My students have been waiting, probably less anxiously than me, to see if I would relent and shave my head for the role. I thought it prudent to warn them of the possibility to save myself countless denials that I am myself dying. Fortunately, the hair will remain. But it was interesting to realize that if push came to shove, I would have let the hair go. Not because I am such an artist, but because I am learning-- relearning-- to be one.

I had forgotten just how much I love the theatre. Every part of it-- I don't need to be on stage to feel at home there. In fact, I much prefer writing and directing. The nausea level on opening night is about the same, but I find it more magical to hear my words coming from a good actor than my own words never fully doing justice to another writer's words.

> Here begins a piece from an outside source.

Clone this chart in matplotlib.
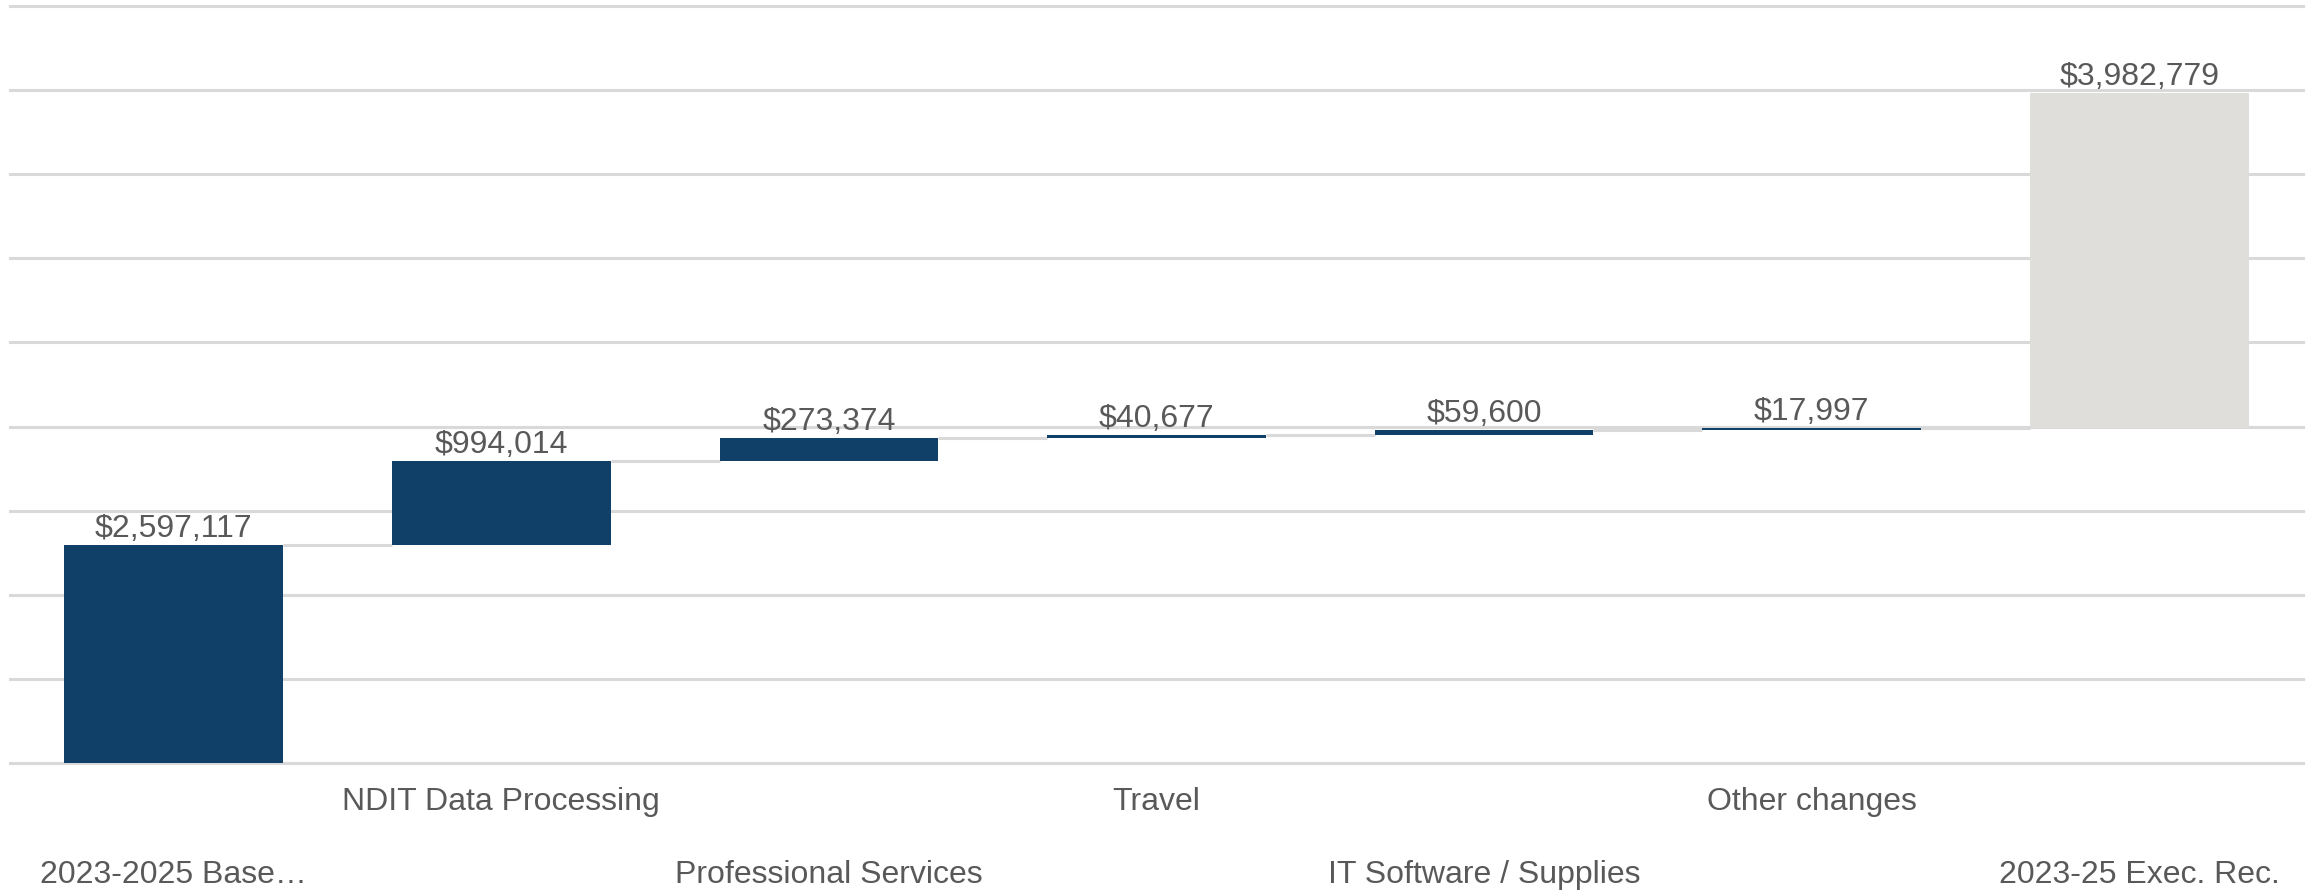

But the greatest thing about theatre is the storytelling. I am a storyteller. I always have been, and the theatre is the place I can do this without becoming a liar. I can tell a story on stage and it is accepted, embraced, sometimes even applauded. If I tell the same story outside the theatre, it is met with skepticism, raised eyebrows, questions of "Is that true?" This usually happens in class after I have told some poignant story to illustrate a point or illustrate a rhetorical mode. My students listen to me weave a story about Hannah, a beautiful four year-old who wants to become a veterinarian when she grows up, but is killed by a drunk driver; or about my grandfather taking me to the state fair in his '59 Chevy pickup with the torn seat covers and Hank Williams, Jr. playing on the eight-track. Perhaps the stories are true. Perhaps only one is. Perhaps neither. But, in some way, every story contains truth, so why do we question?

In the theatre, we don't. We allow the story to unwind and are willing to accept. This is called suspension of disbelief. Even when we become aware of our disbelief, in the darkness of the theatre we are more willing to ignore it. We become like children, believing once again in fairy tales, tall tales, myths, legends, and folklore. That's not a bad thing. Not a bad thing at all.